— Start —
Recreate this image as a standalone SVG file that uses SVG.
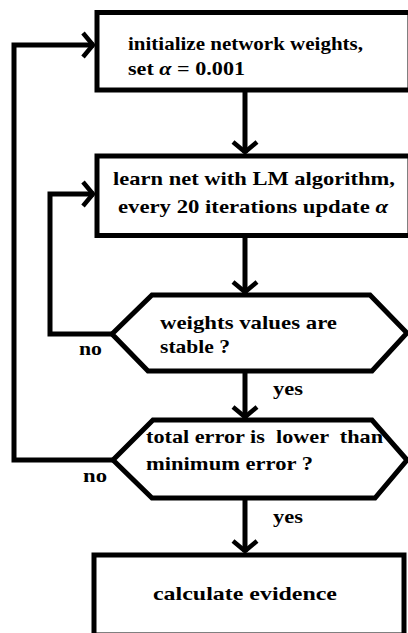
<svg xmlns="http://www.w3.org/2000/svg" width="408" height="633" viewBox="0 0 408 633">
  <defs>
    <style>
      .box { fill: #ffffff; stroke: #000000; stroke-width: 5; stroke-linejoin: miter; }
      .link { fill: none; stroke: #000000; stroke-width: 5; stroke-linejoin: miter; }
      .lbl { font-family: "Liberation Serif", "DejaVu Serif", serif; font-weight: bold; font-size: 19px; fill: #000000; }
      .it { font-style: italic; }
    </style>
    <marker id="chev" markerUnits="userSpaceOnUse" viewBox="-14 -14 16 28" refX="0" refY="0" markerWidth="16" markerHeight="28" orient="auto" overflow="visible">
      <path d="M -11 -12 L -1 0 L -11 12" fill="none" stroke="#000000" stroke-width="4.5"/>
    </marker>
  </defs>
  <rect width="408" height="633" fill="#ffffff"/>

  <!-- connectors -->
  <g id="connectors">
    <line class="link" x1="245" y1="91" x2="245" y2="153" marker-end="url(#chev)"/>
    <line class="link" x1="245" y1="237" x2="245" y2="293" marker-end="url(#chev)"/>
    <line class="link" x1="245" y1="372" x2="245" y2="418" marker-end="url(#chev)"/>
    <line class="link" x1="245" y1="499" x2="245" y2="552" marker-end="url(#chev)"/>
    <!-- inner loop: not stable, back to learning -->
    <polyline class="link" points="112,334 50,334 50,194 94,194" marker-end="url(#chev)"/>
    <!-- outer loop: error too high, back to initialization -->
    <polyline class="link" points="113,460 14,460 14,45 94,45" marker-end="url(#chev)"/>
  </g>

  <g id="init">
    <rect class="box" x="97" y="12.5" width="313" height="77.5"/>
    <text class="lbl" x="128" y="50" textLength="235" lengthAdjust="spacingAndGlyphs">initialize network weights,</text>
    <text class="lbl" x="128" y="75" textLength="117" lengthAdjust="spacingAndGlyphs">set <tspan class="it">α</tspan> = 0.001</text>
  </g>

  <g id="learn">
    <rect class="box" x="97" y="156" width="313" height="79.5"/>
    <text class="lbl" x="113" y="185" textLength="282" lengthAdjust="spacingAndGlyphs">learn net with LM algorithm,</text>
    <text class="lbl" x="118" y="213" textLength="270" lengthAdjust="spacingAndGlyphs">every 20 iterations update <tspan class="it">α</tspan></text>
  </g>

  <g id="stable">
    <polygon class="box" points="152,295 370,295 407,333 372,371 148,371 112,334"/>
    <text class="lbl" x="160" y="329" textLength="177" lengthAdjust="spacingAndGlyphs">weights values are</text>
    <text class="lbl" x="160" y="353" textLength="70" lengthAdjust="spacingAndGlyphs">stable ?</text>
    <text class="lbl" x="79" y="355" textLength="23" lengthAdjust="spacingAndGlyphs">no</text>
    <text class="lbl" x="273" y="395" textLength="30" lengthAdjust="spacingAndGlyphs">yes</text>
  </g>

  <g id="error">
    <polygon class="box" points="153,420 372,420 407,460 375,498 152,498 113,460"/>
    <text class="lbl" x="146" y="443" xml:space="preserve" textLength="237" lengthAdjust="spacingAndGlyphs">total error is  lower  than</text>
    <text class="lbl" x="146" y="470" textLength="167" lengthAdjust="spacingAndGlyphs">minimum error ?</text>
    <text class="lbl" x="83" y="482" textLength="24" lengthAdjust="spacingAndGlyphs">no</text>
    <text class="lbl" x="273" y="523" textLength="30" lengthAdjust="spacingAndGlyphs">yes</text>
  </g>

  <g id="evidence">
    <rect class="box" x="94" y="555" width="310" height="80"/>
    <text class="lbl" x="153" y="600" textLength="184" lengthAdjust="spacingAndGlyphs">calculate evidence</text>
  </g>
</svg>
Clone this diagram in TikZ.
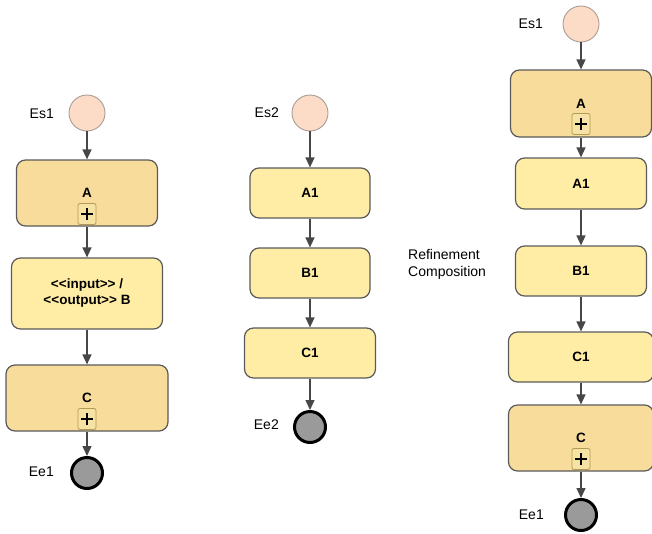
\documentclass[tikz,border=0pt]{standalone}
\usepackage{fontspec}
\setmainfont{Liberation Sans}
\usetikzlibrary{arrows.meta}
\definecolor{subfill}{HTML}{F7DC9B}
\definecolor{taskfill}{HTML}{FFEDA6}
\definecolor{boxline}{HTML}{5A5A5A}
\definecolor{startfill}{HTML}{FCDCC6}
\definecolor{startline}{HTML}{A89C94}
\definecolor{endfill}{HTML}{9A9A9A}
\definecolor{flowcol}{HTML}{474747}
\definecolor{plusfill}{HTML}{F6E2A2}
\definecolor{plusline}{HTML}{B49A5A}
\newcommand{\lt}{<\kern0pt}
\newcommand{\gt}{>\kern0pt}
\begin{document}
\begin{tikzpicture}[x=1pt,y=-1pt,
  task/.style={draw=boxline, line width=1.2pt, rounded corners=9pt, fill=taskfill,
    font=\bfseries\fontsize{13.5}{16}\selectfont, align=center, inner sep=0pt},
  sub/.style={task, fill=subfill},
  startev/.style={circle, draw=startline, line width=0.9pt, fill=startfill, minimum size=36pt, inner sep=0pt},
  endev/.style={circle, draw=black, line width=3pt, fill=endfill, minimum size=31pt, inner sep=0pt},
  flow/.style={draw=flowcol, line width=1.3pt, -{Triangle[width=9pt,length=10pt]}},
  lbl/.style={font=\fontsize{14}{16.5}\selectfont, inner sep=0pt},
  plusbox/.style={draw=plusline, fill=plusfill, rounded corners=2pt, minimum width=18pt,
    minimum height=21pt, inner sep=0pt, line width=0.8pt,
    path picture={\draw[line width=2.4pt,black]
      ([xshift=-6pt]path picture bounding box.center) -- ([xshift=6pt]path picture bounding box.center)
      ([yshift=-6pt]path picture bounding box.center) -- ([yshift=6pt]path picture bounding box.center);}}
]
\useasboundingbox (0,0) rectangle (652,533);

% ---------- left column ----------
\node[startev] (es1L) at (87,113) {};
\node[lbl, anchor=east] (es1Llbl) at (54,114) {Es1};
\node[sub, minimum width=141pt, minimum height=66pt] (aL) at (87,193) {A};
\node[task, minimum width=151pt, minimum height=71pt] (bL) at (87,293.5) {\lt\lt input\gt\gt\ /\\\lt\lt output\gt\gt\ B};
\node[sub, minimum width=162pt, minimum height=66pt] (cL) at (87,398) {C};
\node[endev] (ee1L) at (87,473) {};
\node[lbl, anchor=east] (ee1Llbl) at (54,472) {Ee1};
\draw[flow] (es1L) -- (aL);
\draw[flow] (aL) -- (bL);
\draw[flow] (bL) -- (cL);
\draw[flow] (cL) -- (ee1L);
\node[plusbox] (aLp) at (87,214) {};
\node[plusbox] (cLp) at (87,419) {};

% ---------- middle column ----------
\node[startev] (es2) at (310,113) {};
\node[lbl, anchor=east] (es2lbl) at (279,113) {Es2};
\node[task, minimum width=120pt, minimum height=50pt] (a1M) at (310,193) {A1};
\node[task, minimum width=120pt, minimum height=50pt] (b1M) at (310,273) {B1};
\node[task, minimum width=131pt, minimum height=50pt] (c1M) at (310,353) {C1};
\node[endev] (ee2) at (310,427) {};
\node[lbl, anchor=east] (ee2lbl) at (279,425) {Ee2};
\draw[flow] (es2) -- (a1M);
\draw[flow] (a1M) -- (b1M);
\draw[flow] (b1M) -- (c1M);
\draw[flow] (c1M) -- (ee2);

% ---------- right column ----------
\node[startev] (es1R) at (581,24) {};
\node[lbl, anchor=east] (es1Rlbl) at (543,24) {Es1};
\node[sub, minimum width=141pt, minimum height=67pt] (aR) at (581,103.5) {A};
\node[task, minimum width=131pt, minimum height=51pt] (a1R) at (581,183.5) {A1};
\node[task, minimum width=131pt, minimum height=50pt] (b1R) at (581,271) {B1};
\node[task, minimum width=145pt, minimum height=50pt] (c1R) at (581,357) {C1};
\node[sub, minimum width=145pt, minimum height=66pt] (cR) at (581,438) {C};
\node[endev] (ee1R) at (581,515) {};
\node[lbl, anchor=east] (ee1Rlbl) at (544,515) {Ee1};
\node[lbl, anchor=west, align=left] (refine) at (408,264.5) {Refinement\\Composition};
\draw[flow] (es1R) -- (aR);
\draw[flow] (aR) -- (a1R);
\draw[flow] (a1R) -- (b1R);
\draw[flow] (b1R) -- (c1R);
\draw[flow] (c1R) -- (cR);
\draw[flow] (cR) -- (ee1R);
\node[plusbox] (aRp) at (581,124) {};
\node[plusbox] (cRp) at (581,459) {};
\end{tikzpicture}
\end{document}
— End —
— Start —
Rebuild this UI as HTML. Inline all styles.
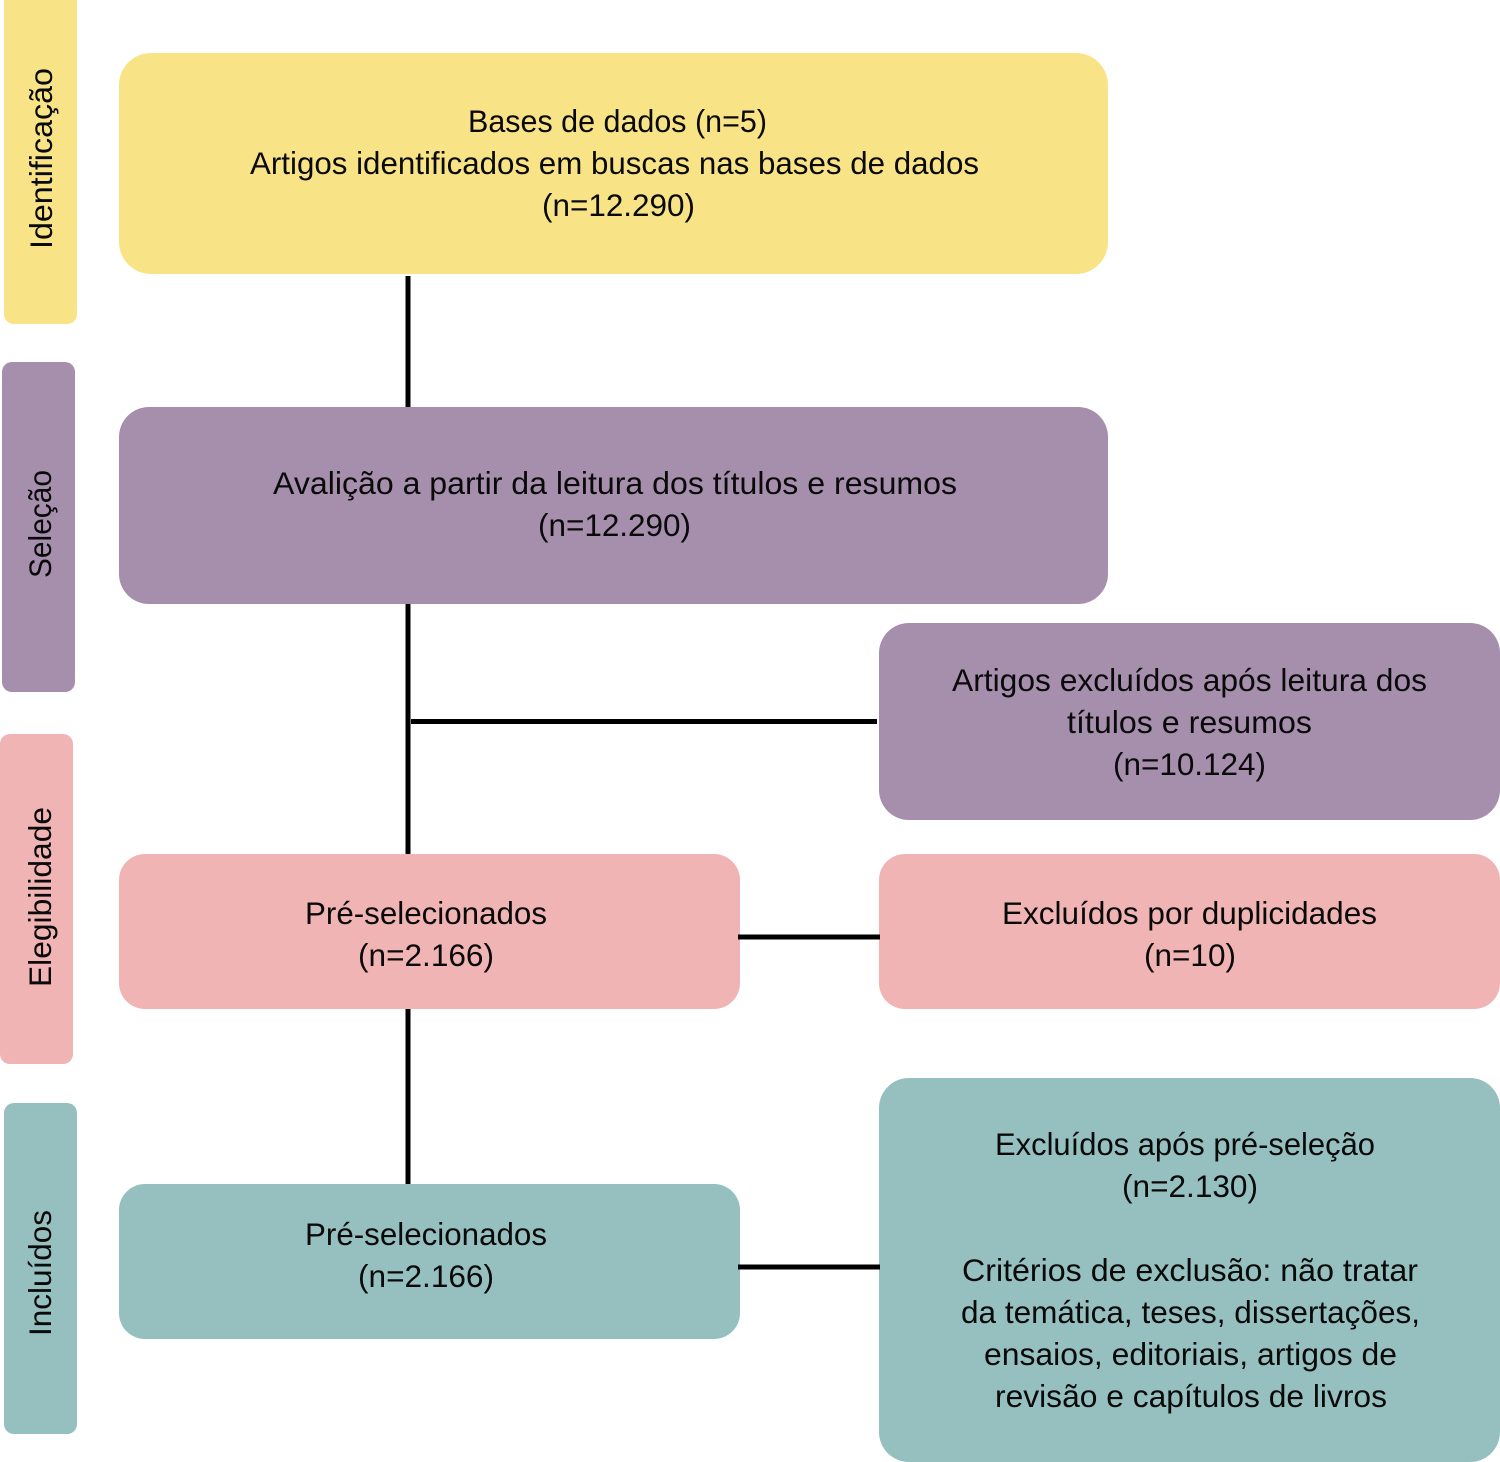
— End —
> _Directions_
Find each line in the records holding the string "HTML" and show it.

> _Exercise response_
\definecolor{subfill}{HTML}{F7DC9B}
\definecolor{taskfill}{HTML}{FFEDA6}
\definecolor{boxline}{HTML}{5A5A5A}
\definecolor{startfill}{HTML}{FCDCC6}
\definecolor{startline}{HTML}{A89C94}
\definecolor{endfill}{HTML}{9A9A9A}
\definecolor{flowcol}{HTML}{474747}
\definecolor{plusfill}{HTML}{F6E2A2}
\definecolor{plusline}{HTML}{B49A5A}
Rebuild this UI as HTML. Inline all styles.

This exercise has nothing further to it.